| EXERCISE |
Quote each line of the material verbatim, without the pictures.

| DATA SHOWN |
------------------------------------

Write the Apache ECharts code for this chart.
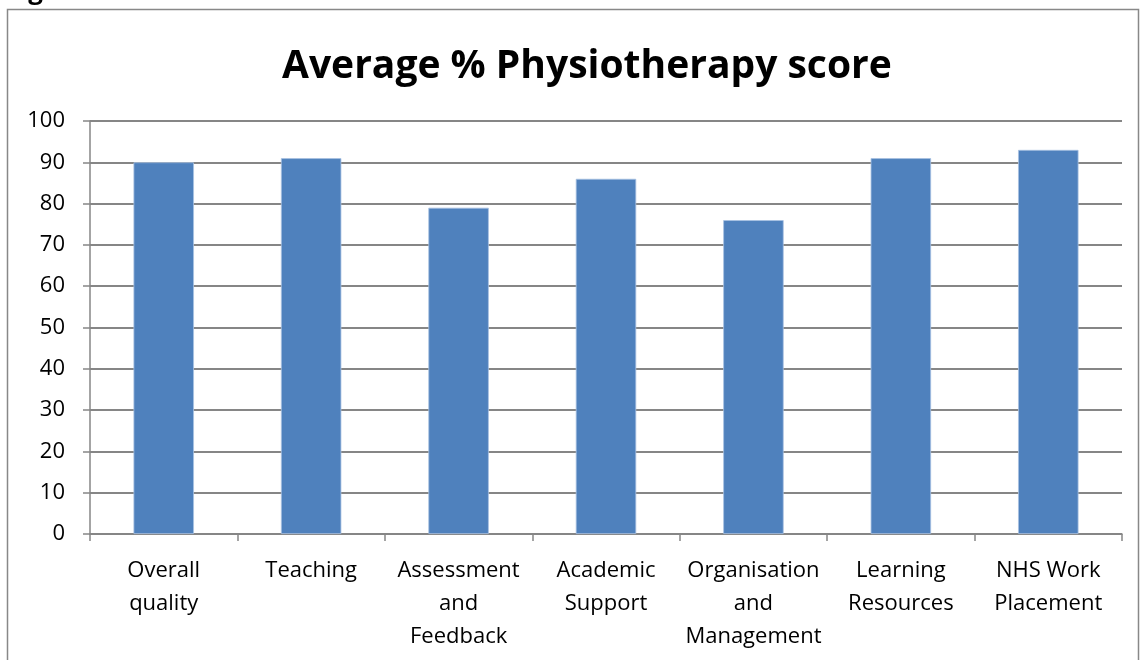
<!DOCTYPE html>
<html>
<head>
<meta charset="utf-8">
<script src="https://cdn.jsdelivr.net/npm/echarts@6/dist/echarts.min.js"></script>
<style>
  html, body { margin: 0; padding: 0; background: #fff; }
  #chart { width: 1141px; height: 660px; }
</style>
</head>
<body>
<div id="chart"></div>
<script>
// 分类与数值
var categories = ['Overall\nquality', 'Teaching', 'Assessment\nand\nFeedback', 'Academic\nSupport',
    'Organisation\nand\nManagement', 'Learning\nResources', 'NHS Work\nPlacement'];
var scores = [90, 91, 79, 86, 76, 91, 93];
var yTicks = [0, 10, 20, 30, 40, 50, 60, 70, 80, 90, 100];

var font = '"Open Sans", "Noto Sans", sans-serif';
var chart = echarts.init(document.getElementById('chart'));

chart.setOption({
    animation: false,
    title: {
        text: 'Average % Physiotherapy score',
        left: 277,
        top: 42,
        textStyle: {
            fontFamily: font,
            fontSize: 39,
            fontWeight: 'bold',
            color: '#000'
        }
    },
    graphic: [
        {
            type: 'rect',
            shape: { x: 7.5, y: 9.5, width: 1131, height: 660 },
            style: { fill: 'none', stroke: '#888', lineWidth: 1.5 }
        },
        {
            type: 'text',
            left: 6,
            top: -21,
            style: {
                text: 'Figure 1a',
                font: 'bold 26px ' + font,
                fill: '#000'
            }
        }
    ],
    grid: {
        left: 90,
        right: 19,
        top: 121,
        bottom: 126
    },
    xAxis: {
        type: 'category',
        data: categories,
        axisLine: { lineStyle: { color: '#868686', width: 1.5 } },
        axisTick: { show: true, length: 7, lineStyle: { color: '#868686', width: 1.5 } },
        axisLabel: {
            interval: 0,
            margin: 20,
            lineHeight: 33,
            fontFamily: font,
            fontSize: 22,
            color: '#000'
        }
    },
    yAxis: {
        type: 'value',
        min: yTicks[0],
        max: yTicks[yTicks.length - 1],
        interval: 10,
        axisLine: { show: true, lineStyle: { color: '#868686', width: 1.5 } },
        axisTick: { show: true, length: 7, lineStyle: { color: '#868686', width: 1.5 } },
        splitLine: { lineStyle: { color: '#868686', width: 2 } },
        axisLabel: {
            margin: 25,
            fontFamily: font,
            fontSize: 22,
            color: '#000'
        }
    },
    series: [{
        name: 'Average %',
        type: 'bar',
        data: scores,
        barWidth: '41%',
        itemStyle: {
            color: '#4F81BD',
            borderColor: '#A8C2E2',
            borderWidth: 0.8
        }
    }]
});
</script>
</body>
</html>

------------------------------------

| WRITTEN RESPONSE |
Write the Apache ECharts code for this chart.
<!DOCTYPE html>
<html>
<head>
<meta charset="utf-8">
<script src="https://cdn.jsdelivr.net/npm/echarts@6/dist/echarts.min.js"></script>
<style>
  html, body { margin: 0; padding: 0; background: #fff; }
  #chart { width: 1141px; height: 660px; }
</style>
</head>
<body>
<div id="chart"></div>
<script>
// 分类与数值
var categories = ['Overall\nquality', 'Teaching', 'Assessment\nand\nFeedback', 'Academic\nSupport',
    'Organisation\nand\nManagement', 'Learning\nResources', 'NHS Work\nPlacement'];
var scores = [90, 91, 79, 86, 76, 91, 93];
var yTicks = [0, 10, 20, 30, 40, 50, 60, 70, 80, 90, 100];

var font = '"Open Sans", "Noto Sans", sans-serif';
var chart = echarts.init(document.getElementById('chart'));

chart.setOption({
    animation: false,
    title: {
        text: 'Average % Physiotherapy score',
        left: 277,
        top: 42,
        textStyle: {
            fontFamily: font,
            fontSize: 39,
            fontWeight: 'bold',
            color: '#000'
        }
    },
    graphic: [
        {
            type: 'rect',
            shape: { x: 7.5, y: 9.5, width: 1131, height: 660 },
            style: { fill: 'none', stroke: '#888', lineWidth: 1.5 }
        },
        {
            type: 'text',
            left: 6,
            top: -21,
            style: {
                text: 'Figure 1a',
                font: 'bold 26px ' + font,
                fill: '#000'
            }
        }
    ],
    grid: {
        left: 90,
        right: 19,
        top: 121,
        bottom: 126
    },
    xAxis: {
        type: 'category',
        data: categories,
        axisLine: { lineStyle: { color: '#868686', width: 1.5 } },
        axisTick: { show: true, length: 7, lineStyle: { color: '#868686', width: 1.5 } },
        axisLabel: {
            interval: 0,
            margin: 20,
            lineHeight: 33,
            fontFamily: font,
            fontSize: 22,
            color: '#000'
        }
    },
    yAxis: {
        type: 'value',
        min: yTicks[0],
        max: yTicks[yTicks.length - 1],
        interval: 10,
        axisLine: { show: true, lineStyle: { color: '#868686', width: 1.5 } },
        axisTick: { show: true, length: 7, lineStyle: { color: '#868686', width: 1.5 } },
        splitLine: { lineStyle: { color: '#868686', width: 2 } },
        axisLabel: {
            margin: 25,
            fontFamily: font,
            fontSize: 22,
            color: '#000'
        }
    },
    series: [{
        name: 'Average %',
        type: 'bar',
        data: scores,
        barWidth: '41%',
        itemStyle: {
            color: '#4F81BD',
            borderColor: '#A8C2E2',
            borderWidth: 0.8
        }
    }]
});
</script>
</body>
</html>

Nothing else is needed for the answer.